Palestinian activists in the US have blasted a White House request that Israel avoid any provocative actions in the occupied West Bank ahead of President Joe Biden’s visit next month.

This came on Friday after the Axios news website reported that Washington had asked Israel to halt home demolitions, evictions of Palestinians and any decisions on illegal settlement building "until after Biden's visit" in mid-July.

“The Biden administration doesn't want us to create any crisis in the West Bank... They want quiet and calm," Axios quoted a senior Israeli official as saying.

The activists said the request highlights the "magnitude of this administration's weakness" and its inability to come up with a coherent policy towards Palestinians.

Several Palestinian-Americans told Middle East Eye that the plea was not a surprise and cemented in their view how the Biden administration and previous US governments view Palestinians living under Israeli occupation.

"If these comments indicate anything, it's that the Biden administration has neither a vision nor a plan to deal with the situation in the occupied Palestinian territories," Osama Abuirshaid, executive director of American Muslims for Palestine (AMP), told MEE.

Abuirshaid underlined that Biden appears to be "begging for some kind of Israeli calm … so as not to cause him any embarrassment.”

Axios said despite the reported request, Israeli leaders could not make any such promises, citing "the domestic political complexities of halting such actions.”

"Unfortunately, even this humiliating plea may fall on deaf ears. The Israeli government is fully aware of the magnitude of this administration's weakness and can care less about the US president's embarrassment or loss of political capital despite unfettered US support to Israel," Abuirshaid said.

The Palestinian activists also told the Middle East Eye about decades of unfruitful US-led negotiations around their future, saying they do not see tangible policy being pursued by the Biden administration in relation to the occupied Palestinian territories.

"Until now, it has not been possible to talk about a political approach by the Biden administration towards the Palestinians," Abuirshaid said.

"This administration has yet to offer Palestinians a new horizon. Instead, it demands Palestinians to preserve Israel's security and ensure calm, while continuing to willingly turn a blind eye to Israel's crimes and provocations."

Iyad el-Baghdadi, a Palestinian human rights campaigner, censured Biden in a post on his Twitter handle as a "deeply racist man who cares more about having a pleasant trip to an apartheid regime than about Palestinian human rights."

Since Biden came into office, as the UN data show, Israel has demolished more than 1,200 Palestinian-owned structures in the occupied West Bank and rendered more than 1,600 Palestinians homeless.

More than 20,000 Palestinian-owned housing units are at risk of demolition in the occupied al-Quds.

Israel has already occupied thousands of acres of Palestinian agricultural lands to construct and expand new illegal settler units in various areas in the West Bank.

The Tel Aviv regime also plans to force out Palestinian families from the Sheikh Jarrah neighborhood in an attempt to replace them with settlers.
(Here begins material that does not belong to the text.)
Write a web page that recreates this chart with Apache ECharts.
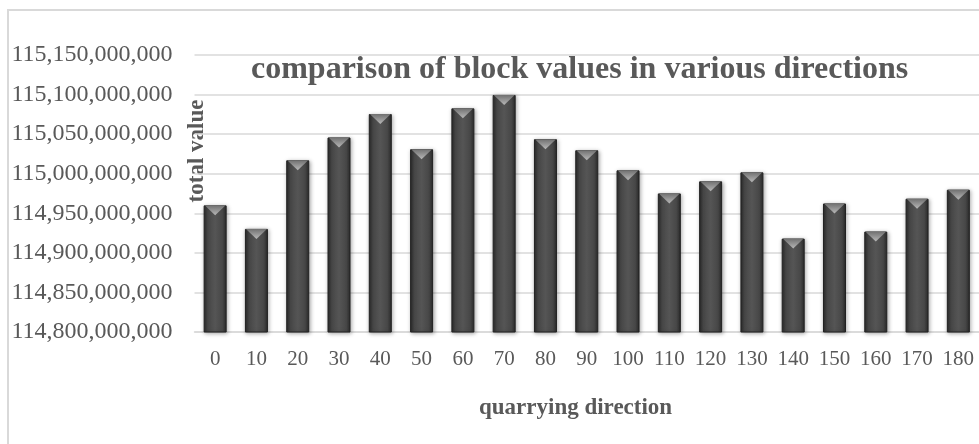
<!DOCTYPE html>
<html>
<head>
<meta charset="utf-8">
<script src="https://cdn.jsdelivr.net/npm/echarts@6/dist/echarts.min.js"></script>
<style>
html, body { margin: 0; padding: 0; background: #fff; }
#main { width: 979px; height: 444px; }
</style>
</head>
<body>
<div id="main"></div>
<script>
// quarrying directions (degrees)
var directions = ['0', '10', '20', '30', '40', '50', '60', '70', '80', '90',
	'100', '110', '120', '130', '140', '150', '160', '170', '180'];
// total block value per direction
var blockValues = [
	114960000000, 114930300000, 115017000000, 115045800000, 115075400000,
	115031000000, 115082600000, 115099500000, 115043700000, 115029700000,
	115004300000, 114975100000, 114990400000, 115001800000, 114918000000,
	114962400000, 114926900000, 114968400000, 114979800000
];
// value axis ticks
var yMin = 114800000000;
var yMax = 115150000000;
var yStep = 50000000;

var chartTitle = 'comparison of block values in various directions';
var xName = 'quarrying direction';
var yName = 'total value';

var serif = '"Liberation Serif", "Times New Roman", serif';
var textGray = '#595959';

var myChart = echarts.init(document.getElementById('main'));

var option = {
	backgroundColor: '#ffffff',
	animation: false,
	title: {
		text: chartTitle,
		left: 251,
		top: 54,
		padding: 0,
		textStyle: {
			fontFamily: serif,
			fontSize: 32,
			fontWeight: 'bold',
			color: textGray
		}
	},
	grid: {
		left: 194.5,
		top: 55,
		width: 792.2,
		height: 277,
		containLabel: false
	},
	xAxis: {
		type: 'category',
		data: directions,
		axisTick: { show: false },
		axisLine: { lineStyle: { color: '#d9d9d9', width: 1.5 } },
		axisLabel: {
			margin: 17,
			fontFamily: serif,
			fontSize: 21,
			color: textGray
		}
	},
	yAxis: {
		type: 'value',
		min: yMin,
		max: yMax,
		interval: yStep,
		axisLine: { show: false },
		axisTick: { show: false },
		splitLine: { lineStyle: { color: '#d9d9d9', width: 1.5 } },
		axisLabel: {
			margin: 22,
			fontFamily: serif,
			fontSize: 24,
			color: textGray,
			formatter: function (v) {
				return v.toLocaleString('en-US');
			}
		}
	},
	graphic: [
		{
			type: 'rect',
			silent: true,
			z: -10,
			shape: { x: 8, y: 10, width: 1200, height: 700 },
			style: { fill: 'none', stroke: '#d9d9d9', lineWidth: 2 }
		},
		{
			type: 'text',
			x: 197,
			y: 151,
			rotation: Math.PI / 2,
			style: {
				text: yName,
				fontFamily: serif,
				fontSize: 23,
				fontWeight: 'bold',
				fill: textGray,
				align: 'center',
				verticalAlign: 'middle'
			}
		},
		{
			type: 'text',
			x: 479,
			y: 408,
			style: {
				text: xName,
				fontFamily: serif,
				fontSize: 23,
				fontWeight: 'bold',
				fill: textGray,
				align: 'left',
				verticalAlign: 'middle'
			}
		}
	],
	series: [
		{
			name: yName,
			type: 'bar',
			data: blockValues,
			barWidth: 23,
			itemStyle: {
				color: new echarts.graphic.LinearGradient(0, 0, 1, 0, [
					{ offset: 0, color: '#2a2a2a' },
					{ offset: 0.18, color: '#474747' },
					{ offset: 0.5, color: '#555555' },
					{ offset: 0.82, color: '#474747' },
					{ offset: 1, color: '#2a2a2a' }
				]),
				borderColor: '#222222',
				borderWidth: 1,
				shadowBlur: 4,
				shadowColor: 'rgba(0,0,0,0.35)',
				shadowOffsetX: 1,
				shadowOffsetY: 1
			}
		},
		{
			// bevel on top of each bar
			name: 'bevel',
			type: 'pictorialBar',
			data: blockValues,
			symbol: 'triangle',
			symbolRotate: 180,
			symbolSize: [21, 10],
			symbolPosition: 'end',
			symbolOffset: [0, 0],
			z: 5,
			silent: true,
			itemStyle: {
				color: new echarts.graphic.LinearGradient(0, 0, 0, 1, [
					{ offset: 0, color: '#b8b8b8' },
					{ offset: 1, color: '#707070' }
				])
			}
		}
	]
};

myChart.setOption(option);
</script>
</body>
</html>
That plan sparked days of fighting between Gaza-based Hamas and the Israeli regime in May last year.

More than 600,000 Israelis live in over 230 settlements built since the 1967 Israeli occupation of the Palestinian territories of the West Bank and al-Quds.
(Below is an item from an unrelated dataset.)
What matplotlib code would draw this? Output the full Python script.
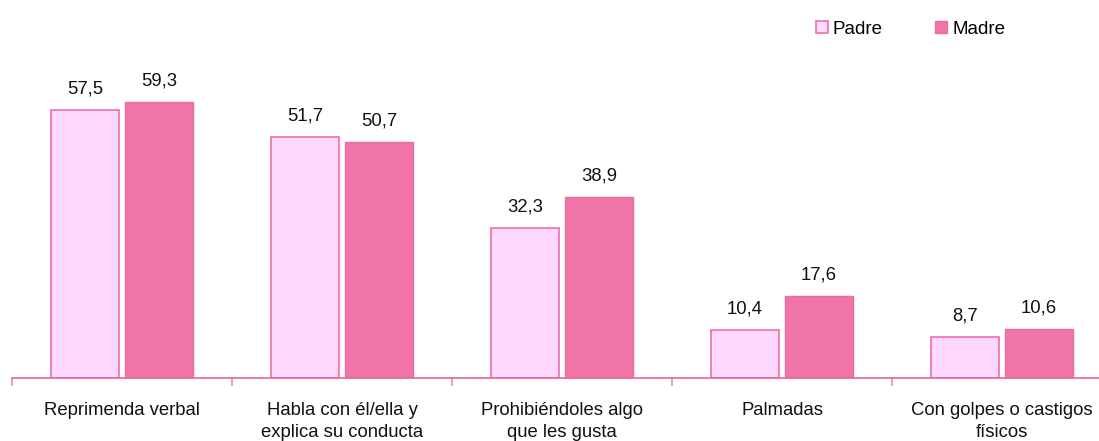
import matplotlib
matplotlib.use("Agg")
import matplotlib.pyplot as plt
import numpy as np

categories = ["Reprimenda verbal", "Habla con él/ella y\nexplica su conducta",
              "Prohibiéndoles algo\nque les gusta", "Palmadas",
              "Con golpes o castigos\nfísicos"]
padre = [57.5, 51.7, 32.3, 10.4, 8.7]
madre = [59.3, 50.7, 38.9, 17.6, 10.6]
series_names = ["Padre", "Madre"]

plt.rcParams['font.family'] = ['Liberation Sans', 'DejaVu Sans']

fig = plt.figure(figsize=(10.99, 4.41), dpi=100)
ax = fig.add_axes([12/1099, 63/441, 1100/1099, 326/441])

x = np.arange(len(categories))
w = 0.309
off = 0.168
edge = "#EE6FA6"
b1 = ax.bar(x - off, padre, w, color="#FFD8FF", edgecolor=edge, linewidth=1.2, label=series_names[0])
b2 = ax.bar(x + off, madre, w, color="#F174A9", edgecolor="#EC6CA2", linewidth=1.0, label=series_names[1])

for bars, vals in ((b1, padre), (b2, madre)):
    for r, v in zip(bars, vals):
        ax.annotate(f"{v:.1f}".replace(".", ","), (r.get_x() + r.get_width()/2, v),
                    xytext=(0, 9), textcoords="offset points", ha="center", va="bottom",
                    fontsize=13.3, color="#111111")

ax.set_xlim(-0.5, len(categories) - 0.5)
ax.set_ylim(0, 70)
ax.set_yticks([])
for s in ("top", "right", "left"):
    ax.spines[s].set_visible(False)
ax.spines["bottom"].set_color("#E8649C")
ax.spines["bottom"].set_linewidth(1.2)

ax.set_xticks(np.arange(len(categories) + 1) - 0.5, minor=True)
ax.tick_params(axis="x", which="minor", length=6, color="#F08CB8", width=1.2)
ax.set_xticks(x)
ax.set_xticklabels(categories, fontsize=13.3, linespacing=1.4, color="#111111")
ax.tick_params(axis="x", which="major", length=0, pad=17)

leg = ax.legend(loc="center left", bbox_to_anchor=(799/1099, 1 - 29/441), bbox_transform=fig.transFigure,
                ncol=2, frameon=False, fontsize=13.5, handlelength=0.64, handleheight=0.64,
                handletextpad=0.27, columnspacing=2.8)

fig.savefig("out.png", dpi=100)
All Israeli settlements are illegal under international law. The United Nations Security Council has condemned Israel’s settlement activities in the occupied territories in several resolutions.
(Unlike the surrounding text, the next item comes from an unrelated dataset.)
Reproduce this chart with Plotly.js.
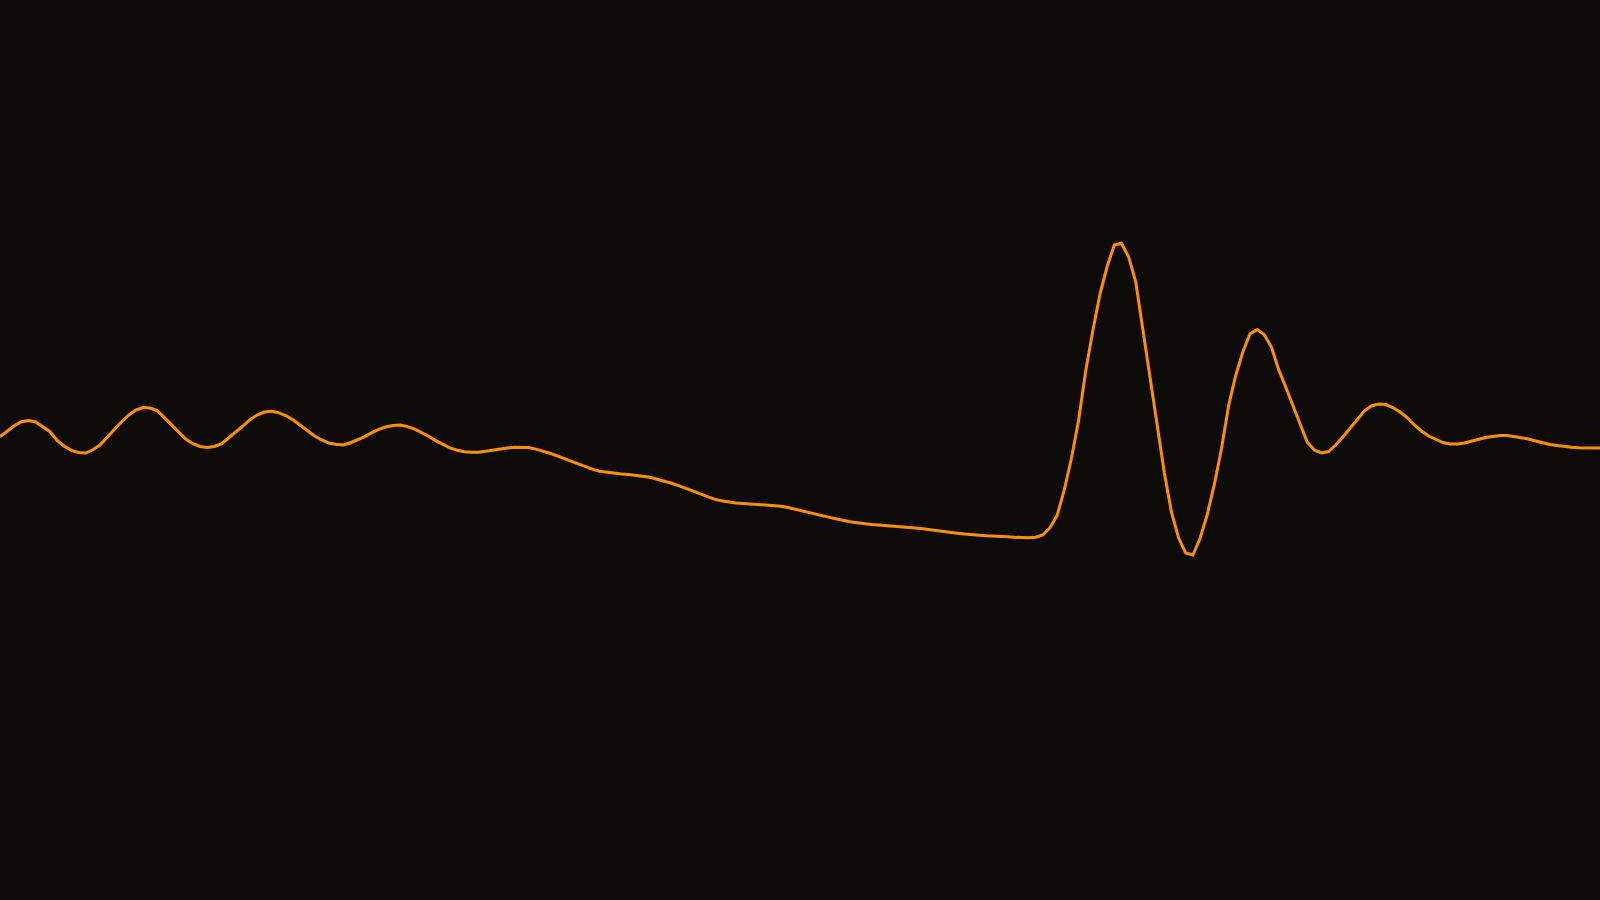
<!DOCTYPE html>
<html>
<head>
<meta charset="utf-8">
<script src="https://cdn.plot.ly/plotly-3.0.1.min.js"></script>
<style>
  html, body { margin: 0; padding: 0; background: #0c0b08; }
  #chart { width: 1600px; height: 900px; }
</style>
</head>
<body>
<div id="chart"></div>
<script>
// Sample amplitudes, one per time step
const amplitude = [
  13.3, 18.7, 24.3, 28.2, 29.4, 28, 23.5, 18.3, 9.5, 3.8,
  -0.4, -2.5, -3, 0.2, 5, 12.2, 20.4, 28, 34.8, 40,
  42.5, 42, 39.5, 32.4, 25.2, 18.2, 11, 6.3, 3.5, 2.4,
  3.5, 6, 11.8, 17.5, 24, 30.3, 35, 38, 38.8, 37.4,
  34.5, 30.2, 24.7, 19, 14.3, 10.3, 7, 5.7, 5, 7,
  9.7, 13.1, 17.1, 20.6, 23, 24.5, 25, 23.5, 21.2, 17.6,
  13.8, 9.4, 5.4, 2.2, -0.2, -1.8, -2.3, -2.3, -1.3, 0,
  1.1, 2, 2.7, 2.7, 2.4, 0.9, -1, -3.3, -5.8, -8.6,
  -11.8, -14.6, -17, -19.4, -21.2, -22.3, -23.4, -24, -24.6, -25.3,
  -26.3, -27.3, -29.2, -31, -33.3, -35.7, -38.3, -41, -43.7, -46.4,
  -49.1, -50.8, -52, -53.1, -53.6, -54, -54.3, -54.8, -55.4, -55.9,
  -57, -58.6, -60, -61.8, -63.6, -65.3, -67.1, -68.8, -70.6, -71.7,
  -72.7, -73.7, -74.4, -74.9, -75.4, -76, -76.6, -77.2, -77.8, -78.5,
  -79.5, -80.6, -81.6, -82.5, -83.2, -84, -84.7, -85.2, -85.7, -86,
  -86, -86.7, -87.3, -87.7, -87.7, -87.3, -85, -77.7, -65.3, -40,
  -8.3, 29.5, 79, 119.5, 156, 183.5, 205, 206.7, 193.3, 168.3,
  121.4, 72.4, 23.5, -22.4, -62, -87.8, -103, -105, -88.8, -65,
  -34.7, 1, 44, 74.5, 98, 116.3, 120.4, 115.3, 103, 80.6,
  63, 45, 26, 8, 0, -3, -1.5, 5, 13, 21.5,
  30.5, 39, 44, 46, 45.5, 42.5, 38, 32.5, 25, 19,
  14, 10.5, 7.5, 6, 6, 7, 9, 11, 12.5, 13.5,
  14.5, 14.5, 13.5, 12.5, 11, 9, 7, 5.5, 4.5, 3.5,
  2.7, 2.3, 2, 2, 2
];
const steps = amplitude.map((v, i) => i);

const data = [{
  x: steps,
  y: amplitude,
  type: 'scatter',
  mode: 'lines',
  line: {color: '#ff8f00', width: 3},
  hoverinfo: 'skip'
}];

const layout = {
  width: 1600,
  height: 900,
  margin: {l: 0, r: 0, t: 0, b: 0},
  paper_bgcolor: '#0c0b08',
  plot_bgcolor: '#0c0b08',
  showlegend: false,
  xaxis: {range: [0, steps.length - 1], visible: false, fixedrange: true},
  yaxis: {range: [-450, 450], visible: false, fixedrange: true}
};

Plotly.newPlot('chart', data, layout, {displayModeBar: false, staticPlot: true});
</script>
</body>
</html>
Palestinians want the West Bank as part of a future independent state, with East al-Quds as its capital.

Israel to begin live fire training during Palestinians’ forced expulsion

The Israeli occupation forces said on Friday that they would conduct a live-fire military exercise in the south of al-Khalil (Hebron) in the occupied West Bank starting next week, with the Palestinian residents saying the move was as an attempt to force them out of their homeland.

The drills, which will include light arms training, are scheduled to take place from Monday until Wednesday in Masafer Yatta, a Palestinian community where more than 1,000 Palestinian are facing imminent expulsion.

Palestinians living in Masafer Yatta said the use of live fire — the first in the area after 20 years — is a scare tactic to facilitate their eviction by pushing them out.

"This will not be the only military training they conduct, they will do it constantly and move from one location to another," Palestinian activist Jamal Juma told Middle East Eye.

"So this is a way they think is a smart way, instead of loading these people in trucks and throwing them outside. They destroy the Palestinian resources, take it over so the Palestinians will be blocked in a densely populated area, isolated in ghettos, another [manifestation] of the apartheid system."

The evictions have been widely condemned by rights groups.

In late May, more than a dozen members of US Congress sent a letter to Secretary of State Antony Blinken, calling on the White House to take immediate action to halt the forced expulsions which they said "would amount to a war crime."